**Goal of the exercise:**
Provide only the number of lines in the listing that contain the string "this".

**Data listing:**
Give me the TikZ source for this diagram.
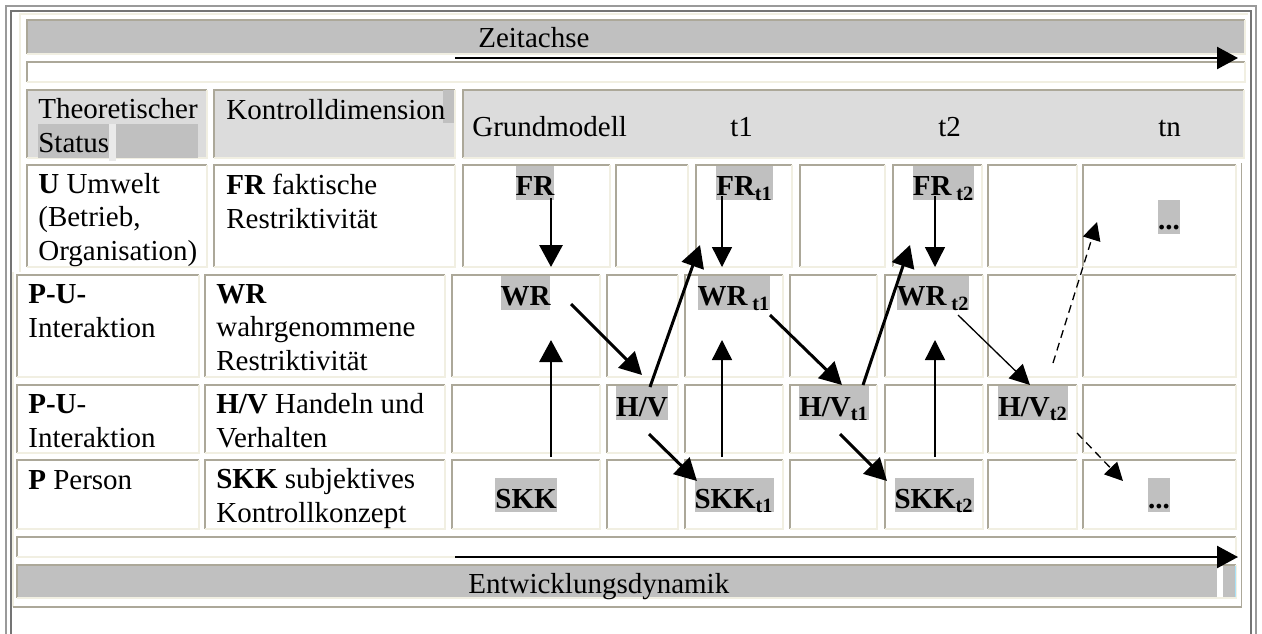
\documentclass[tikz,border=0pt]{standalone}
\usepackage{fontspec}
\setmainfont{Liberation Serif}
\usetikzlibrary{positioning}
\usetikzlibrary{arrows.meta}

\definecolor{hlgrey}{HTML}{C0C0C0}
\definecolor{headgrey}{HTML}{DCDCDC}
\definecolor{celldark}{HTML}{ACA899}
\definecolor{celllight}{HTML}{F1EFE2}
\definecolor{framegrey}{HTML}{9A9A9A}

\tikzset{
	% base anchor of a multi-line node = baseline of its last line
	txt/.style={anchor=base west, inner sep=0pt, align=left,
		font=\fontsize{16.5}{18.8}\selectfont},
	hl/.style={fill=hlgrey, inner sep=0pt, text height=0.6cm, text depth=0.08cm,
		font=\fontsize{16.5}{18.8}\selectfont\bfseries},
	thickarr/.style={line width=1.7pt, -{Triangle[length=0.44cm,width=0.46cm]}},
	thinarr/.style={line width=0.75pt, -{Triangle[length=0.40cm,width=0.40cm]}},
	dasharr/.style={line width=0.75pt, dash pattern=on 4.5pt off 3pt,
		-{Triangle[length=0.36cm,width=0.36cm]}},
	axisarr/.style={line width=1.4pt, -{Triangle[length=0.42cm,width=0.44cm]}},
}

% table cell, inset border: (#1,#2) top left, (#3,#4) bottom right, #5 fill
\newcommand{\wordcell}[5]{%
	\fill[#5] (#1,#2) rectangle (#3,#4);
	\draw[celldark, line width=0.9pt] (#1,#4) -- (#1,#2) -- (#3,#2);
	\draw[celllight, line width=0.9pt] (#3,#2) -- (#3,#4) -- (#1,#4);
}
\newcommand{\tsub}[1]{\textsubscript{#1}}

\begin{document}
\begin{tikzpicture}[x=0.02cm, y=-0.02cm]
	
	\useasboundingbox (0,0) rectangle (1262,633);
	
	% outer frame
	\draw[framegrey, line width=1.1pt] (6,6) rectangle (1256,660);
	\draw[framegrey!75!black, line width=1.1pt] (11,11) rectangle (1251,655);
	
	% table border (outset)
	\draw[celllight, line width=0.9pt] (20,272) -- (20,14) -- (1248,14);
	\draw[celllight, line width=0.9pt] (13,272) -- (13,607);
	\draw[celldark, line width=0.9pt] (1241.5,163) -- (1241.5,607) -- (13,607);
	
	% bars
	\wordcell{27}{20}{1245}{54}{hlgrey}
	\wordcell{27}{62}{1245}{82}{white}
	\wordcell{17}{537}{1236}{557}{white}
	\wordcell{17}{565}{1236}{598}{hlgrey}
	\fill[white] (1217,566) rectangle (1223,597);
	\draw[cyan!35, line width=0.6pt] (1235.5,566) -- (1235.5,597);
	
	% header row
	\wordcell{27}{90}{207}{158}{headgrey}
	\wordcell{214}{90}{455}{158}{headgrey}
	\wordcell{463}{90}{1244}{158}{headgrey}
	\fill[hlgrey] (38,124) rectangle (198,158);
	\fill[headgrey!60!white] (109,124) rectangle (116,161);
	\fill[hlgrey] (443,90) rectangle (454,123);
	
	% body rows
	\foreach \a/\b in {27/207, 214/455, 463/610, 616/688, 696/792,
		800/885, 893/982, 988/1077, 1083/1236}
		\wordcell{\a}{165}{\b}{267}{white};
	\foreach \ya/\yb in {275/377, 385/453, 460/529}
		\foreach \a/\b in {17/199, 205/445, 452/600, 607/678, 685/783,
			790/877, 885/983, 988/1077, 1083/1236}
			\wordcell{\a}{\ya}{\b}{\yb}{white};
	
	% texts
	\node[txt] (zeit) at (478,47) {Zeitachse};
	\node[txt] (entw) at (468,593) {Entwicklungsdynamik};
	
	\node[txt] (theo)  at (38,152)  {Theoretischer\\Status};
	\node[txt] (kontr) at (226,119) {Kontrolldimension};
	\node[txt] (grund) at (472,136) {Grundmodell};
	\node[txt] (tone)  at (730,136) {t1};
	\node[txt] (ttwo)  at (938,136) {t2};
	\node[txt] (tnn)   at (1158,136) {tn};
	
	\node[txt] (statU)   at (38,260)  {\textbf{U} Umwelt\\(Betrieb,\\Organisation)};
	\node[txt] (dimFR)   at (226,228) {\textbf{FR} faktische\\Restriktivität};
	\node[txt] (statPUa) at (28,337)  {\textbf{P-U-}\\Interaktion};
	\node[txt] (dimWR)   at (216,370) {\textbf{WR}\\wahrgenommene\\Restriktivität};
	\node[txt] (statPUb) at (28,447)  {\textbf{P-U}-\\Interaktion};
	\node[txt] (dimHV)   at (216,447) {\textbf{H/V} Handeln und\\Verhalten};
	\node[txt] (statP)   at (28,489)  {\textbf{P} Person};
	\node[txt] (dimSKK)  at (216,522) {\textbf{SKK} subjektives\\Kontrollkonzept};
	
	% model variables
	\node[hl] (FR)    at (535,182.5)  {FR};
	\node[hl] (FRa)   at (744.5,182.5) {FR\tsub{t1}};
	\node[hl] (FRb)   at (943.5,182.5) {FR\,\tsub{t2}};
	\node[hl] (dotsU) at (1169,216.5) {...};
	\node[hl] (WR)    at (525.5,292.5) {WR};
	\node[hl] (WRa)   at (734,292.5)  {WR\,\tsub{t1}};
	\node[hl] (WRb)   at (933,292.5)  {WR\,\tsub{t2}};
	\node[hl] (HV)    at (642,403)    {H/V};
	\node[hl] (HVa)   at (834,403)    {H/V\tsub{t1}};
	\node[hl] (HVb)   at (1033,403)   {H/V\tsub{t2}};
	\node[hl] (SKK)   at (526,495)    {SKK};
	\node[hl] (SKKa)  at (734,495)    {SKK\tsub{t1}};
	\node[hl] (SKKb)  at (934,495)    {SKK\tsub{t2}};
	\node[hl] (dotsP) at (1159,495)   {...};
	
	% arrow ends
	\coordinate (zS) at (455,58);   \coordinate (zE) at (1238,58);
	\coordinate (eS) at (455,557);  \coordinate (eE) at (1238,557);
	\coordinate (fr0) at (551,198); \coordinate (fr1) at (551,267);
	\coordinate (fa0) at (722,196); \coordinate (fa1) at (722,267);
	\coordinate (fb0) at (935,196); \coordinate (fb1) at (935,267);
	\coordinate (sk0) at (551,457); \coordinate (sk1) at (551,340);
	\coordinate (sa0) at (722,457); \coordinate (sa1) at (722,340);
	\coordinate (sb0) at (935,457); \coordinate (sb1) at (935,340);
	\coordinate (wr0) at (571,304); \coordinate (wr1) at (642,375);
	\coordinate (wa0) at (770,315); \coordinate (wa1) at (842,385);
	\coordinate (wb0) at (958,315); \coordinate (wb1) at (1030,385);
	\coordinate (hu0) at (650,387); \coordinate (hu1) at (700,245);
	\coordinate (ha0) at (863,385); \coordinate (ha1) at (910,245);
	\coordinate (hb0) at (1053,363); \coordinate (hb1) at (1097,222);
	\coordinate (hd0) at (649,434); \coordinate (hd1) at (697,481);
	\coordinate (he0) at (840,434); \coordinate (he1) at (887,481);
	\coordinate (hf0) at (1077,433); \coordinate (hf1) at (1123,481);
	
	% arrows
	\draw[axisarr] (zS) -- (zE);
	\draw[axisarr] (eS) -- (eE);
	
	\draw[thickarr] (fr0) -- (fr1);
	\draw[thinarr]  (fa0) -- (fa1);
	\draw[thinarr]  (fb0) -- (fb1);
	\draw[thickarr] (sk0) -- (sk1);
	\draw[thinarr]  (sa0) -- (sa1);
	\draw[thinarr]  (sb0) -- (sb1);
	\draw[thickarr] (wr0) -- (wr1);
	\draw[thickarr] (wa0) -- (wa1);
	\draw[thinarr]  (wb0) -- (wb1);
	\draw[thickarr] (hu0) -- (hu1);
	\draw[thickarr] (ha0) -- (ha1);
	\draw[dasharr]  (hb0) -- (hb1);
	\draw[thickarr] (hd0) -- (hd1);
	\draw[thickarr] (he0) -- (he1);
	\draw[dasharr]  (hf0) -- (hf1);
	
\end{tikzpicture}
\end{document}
* * *
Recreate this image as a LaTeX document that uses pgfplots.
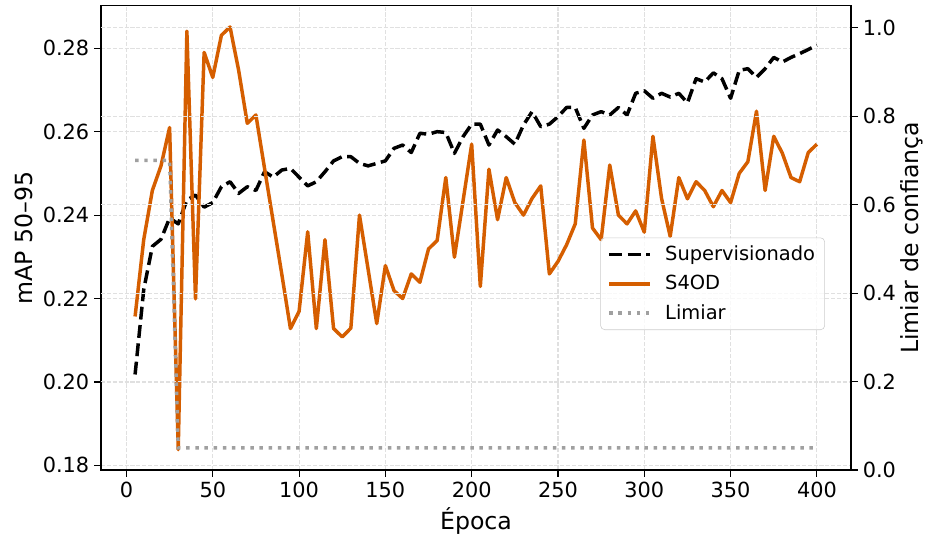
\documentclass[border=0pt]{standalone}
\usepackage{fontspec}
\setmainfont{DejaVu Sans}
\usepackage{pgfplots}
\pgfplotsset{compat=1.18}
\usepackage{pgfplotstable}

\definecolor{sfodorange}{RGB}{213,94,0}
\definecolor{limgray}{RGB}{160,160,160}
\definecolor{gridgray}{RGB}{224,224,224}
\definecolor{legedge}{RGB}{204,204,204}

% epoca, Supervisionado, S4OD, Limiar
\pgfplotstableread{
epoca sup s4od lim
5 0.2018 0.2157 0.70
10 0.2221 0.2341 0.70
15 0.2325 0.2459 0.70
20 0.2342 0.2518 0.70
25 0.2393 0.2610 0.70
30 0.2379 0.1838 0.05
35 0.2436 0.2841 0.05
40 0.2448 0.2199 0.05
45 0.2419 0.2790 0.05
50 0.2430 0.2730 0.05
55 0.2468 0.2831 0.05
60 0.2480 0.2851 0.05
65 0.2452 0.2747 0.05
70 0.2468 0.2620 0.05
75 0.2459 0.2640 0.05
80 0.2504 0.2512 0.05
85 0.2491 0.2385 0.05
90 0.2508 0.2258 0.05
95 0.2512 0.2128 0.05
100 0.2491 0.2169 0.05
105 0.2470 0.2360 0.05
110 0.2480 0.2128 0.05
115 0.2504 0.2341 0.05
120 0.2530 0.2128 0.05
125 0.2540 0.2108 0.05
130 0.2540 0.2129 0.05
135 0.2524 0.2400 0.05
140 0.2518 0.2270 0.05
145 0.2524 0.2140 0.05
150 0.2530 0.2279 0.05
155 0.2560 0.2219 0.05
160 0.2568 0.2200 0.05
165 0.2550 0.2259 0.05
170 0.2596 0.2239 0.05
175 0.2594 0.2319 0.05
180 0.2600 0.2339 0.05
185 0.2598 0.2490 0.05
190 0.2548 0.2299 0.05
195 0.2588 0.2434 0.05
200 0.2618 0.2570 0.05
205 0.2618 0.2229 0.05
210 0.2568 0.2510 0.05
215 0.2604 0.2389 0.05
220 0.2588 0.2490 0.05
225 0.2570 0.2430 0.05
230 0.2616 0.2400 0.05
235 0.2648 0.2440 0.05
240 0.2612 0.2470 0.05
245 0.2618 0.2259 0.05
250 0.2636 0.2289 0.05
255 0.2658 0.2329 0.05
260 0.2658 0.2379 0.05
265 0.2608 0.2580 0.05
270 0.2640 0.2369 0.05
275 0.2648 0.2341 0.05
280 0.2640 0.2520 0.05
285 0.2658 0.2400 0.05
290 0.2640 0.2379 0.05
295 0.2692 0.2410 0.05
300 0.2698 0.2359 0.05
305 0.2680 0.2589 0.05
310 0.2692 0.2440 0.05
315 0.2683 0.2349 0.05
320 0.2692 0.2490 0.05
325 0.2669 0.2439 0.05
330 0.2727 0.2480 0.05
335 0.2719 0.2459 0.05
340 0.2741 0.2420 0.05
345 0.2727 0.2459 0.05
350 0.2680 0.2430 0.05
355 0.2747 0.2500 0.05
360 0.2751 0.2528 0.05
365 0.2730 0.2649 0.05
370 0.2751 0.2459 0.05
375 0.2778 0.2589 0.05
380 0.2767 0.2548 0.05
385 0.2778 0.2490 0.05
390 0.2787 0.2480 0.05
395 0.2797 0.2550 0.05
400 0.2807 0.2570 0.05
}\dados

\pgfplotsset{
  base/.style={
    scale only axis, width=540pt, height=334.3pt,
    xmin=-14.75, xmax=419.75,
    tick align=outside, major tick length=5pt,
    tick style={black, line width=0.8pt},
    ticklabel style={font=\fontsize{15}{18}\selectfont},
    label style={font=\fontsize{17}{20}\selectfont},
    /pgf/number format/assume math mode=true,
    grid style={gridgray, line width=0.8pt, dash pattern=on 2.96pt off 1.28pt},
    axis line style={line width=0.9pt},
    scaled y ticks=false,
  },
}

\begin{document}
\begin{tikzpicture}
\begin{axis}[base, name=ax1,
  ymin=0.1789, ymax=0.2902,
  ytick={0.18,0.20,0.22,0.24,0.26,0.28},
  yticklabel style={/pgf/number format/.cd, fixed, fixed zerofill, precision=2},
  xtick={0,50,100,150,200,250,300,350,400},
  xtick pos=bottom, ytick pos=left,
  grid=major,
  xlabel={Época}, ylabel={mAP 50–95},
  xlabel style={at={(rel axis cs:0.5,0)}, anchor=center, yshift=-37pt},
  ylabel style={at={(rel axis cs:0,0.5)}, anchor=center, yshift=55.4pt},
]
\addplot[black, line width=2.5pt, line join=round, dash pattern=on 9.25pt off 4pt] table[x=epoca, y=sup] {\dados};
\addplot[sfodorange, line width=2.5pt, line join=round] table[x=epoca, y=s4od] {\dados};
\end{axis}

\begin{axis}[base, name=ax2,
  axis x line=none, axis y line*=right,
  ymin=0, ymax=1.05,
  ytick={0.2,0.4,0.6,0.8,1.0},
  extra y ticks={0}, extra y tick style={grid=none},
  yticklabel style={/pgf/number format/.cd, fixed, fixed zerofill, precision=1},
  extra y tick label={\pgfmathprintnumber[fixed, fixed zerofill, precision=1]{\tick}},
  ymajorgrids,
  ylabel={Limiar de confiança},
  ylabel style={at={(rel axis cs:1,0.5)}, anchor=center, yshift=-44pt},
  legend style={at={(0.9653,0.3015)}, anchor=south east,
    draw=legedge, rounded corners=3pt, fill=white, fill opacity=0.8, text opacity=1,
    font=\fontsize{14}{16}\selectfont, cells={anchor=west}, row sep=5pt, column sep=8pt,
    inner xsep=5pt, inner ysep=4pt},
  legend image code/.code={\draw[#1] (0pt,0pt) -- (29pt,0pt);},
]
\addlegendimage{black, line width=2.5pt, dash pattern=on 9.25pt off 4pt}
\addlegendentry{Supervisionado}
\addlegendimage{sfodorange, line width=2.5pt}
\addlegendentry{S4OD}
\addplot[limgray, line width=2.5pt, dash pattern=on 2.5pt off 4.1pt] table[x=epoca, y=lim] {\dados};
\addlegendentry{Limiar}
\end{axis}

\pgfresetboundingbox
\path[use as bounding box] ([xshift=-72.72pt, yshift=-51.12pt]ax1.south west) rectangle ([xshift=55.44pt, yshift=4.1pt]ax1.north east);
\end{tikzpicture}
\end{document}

**The response:**
2